"That's what happens when you're cranking it," comments Jesco White (Edward Hogg) in ad man Dominic Murphy's striking feature debut White Lightnin'. "Hardly know the visions from the reality."
In context, White is describing one of his many hallucinatory lapses into madness, fuelled by both drug binges and demented fundamentalism, but he might just as well be referring to the liberties taken with the truth by this fanciful biopic from hell.
Beyond the deeply impoverished community of Boone County where he lived, few people had ever heard of Jesco White (born 1956) until 1991, when he was profiled in Jacob Young's 'The Dancing Outlaw' as part of a Public Broadcasting Service series on West Virginian 'outsider' musicians. For 30 mesmerising minutes, White delivered an unselfconscious and frankly unhinged riff on his substance abuse, his love of Elvis, his volatile marriage and the recent death of his father in a shootout, while demonstrating his status as 'the last of the mountain dancers' with an impromptu performance on the roof of a dog kennel. And so, as this living embodiment of redneck authenticity proved stranger than any fiction, a cult legend was born - and with a certain inevitability, the previously unknown White was suddenly finding himself referened in the songs of other musicians, and even having a guest cameo (as a 'country cousin') on TV's 'Roseanne', with Jacob Young in tow once again to document how 'Jesco Goes To Hollywood'. The real White was being turned into a postmodern plaything.
Young's first documentary inspired Canadian Shane Smith (co-founder of 'Vice' magazine) to begin writing White Lightnin' for his friend Murphy to direct - but where others had airbrushed out the less salubrious aspects of White's history (White even agreed to cover the swastikas prominent on both his hands with new rose tattoos for his 'Roseanne' appearance), Smith and Murphy's rather different approach was to construct a story that exaggerates White's past sins while erasing entirely any reference to his present celebrity. Their character-cum-narrator White is, and remains, an obscure object of his own myth-making, and a lost chapter of Appalachian otherness, buried in the fictive tropes of hillbilly gothic.
"My life's been a party, and a joke, and a tragedy," comments Hogg's White, capturing something of the shifting moods here that serve so effectively to disorient the viewer.

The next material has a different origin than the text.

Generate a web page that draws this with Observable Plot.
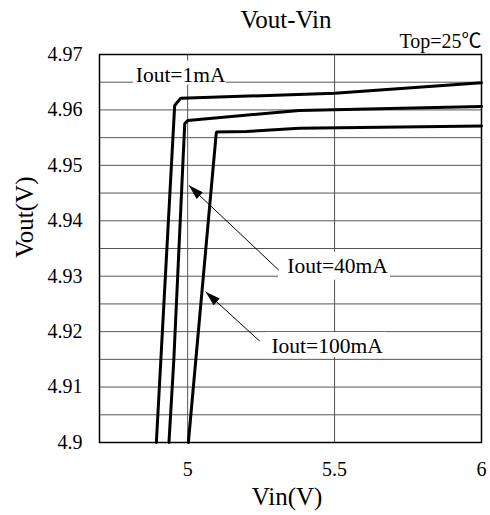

For while there has to be a certain bleakness in any film that begins with its protagonist already committed, at age six, to petrol huffing and bloody self-harm, and then goes on to document an adolescence spent in reform schools, work camps and psychiatric institutions, or else just in trouble, White Lightnin' locates the darkest sort of humour in all this, quickly winning our bewildered sympathy for this otherworldly, appetitive and at times hyperviolent recidivist.
Perhaps most emblematic of the film's desultory tone is the sequence in which White flags down a driver with the intention of jacking her car, until he sees that she's "a vision of beauty, an angel from heaven" (if middle-aged and in horn-rimmed spectacles), declares his desire to call her Priscilla ("my favourite name"), and ends up back at her place, enjoying "the best pussy I ever had in my life, the cleanest too".
Despite the fact that Enid Carter/'Cilla (played gamely by Carrie Fisher) is White's senior by many years and already married with children, she joins him for a passionate if turbulent relationship, whether in his kitsch-festooned house or on the road where he dances in the shoes left him by his murdered daddy (Muse Watson). Eventually, White's demons become too much even for her and by the film's intense third act, few will still be laughing, as a bearded Hogg walks the line between Jesus Christ and Charles Manson, guided by crystal meth-assisted psychosis to an archetypal mountain cabin where Old Testament vengeance meets New Testament salvation by ordeal.
Shot in a down-and-dirty handheld style with any hint of a primary colour carefully leeched out of the images, and increasingly saturated by the maddening feedback loops of Nick Zinner (from the Yeah Yeah Yeahs), Murphy's film feels all at once like an exploitation documentary and a bedevilled fever dream, ruled as much by the filmmakers' as by White's fantasies and delusions about trailer trash (anti)heroics. If you want to learn more of Jesco and Co, you could always opt for the feature documentary The Wild And Wonderful Whites Of West Virginia that screened at the 2009 Tribeca Film Festival - but who can say that its mediated reality is truer than Murphy's artful vision?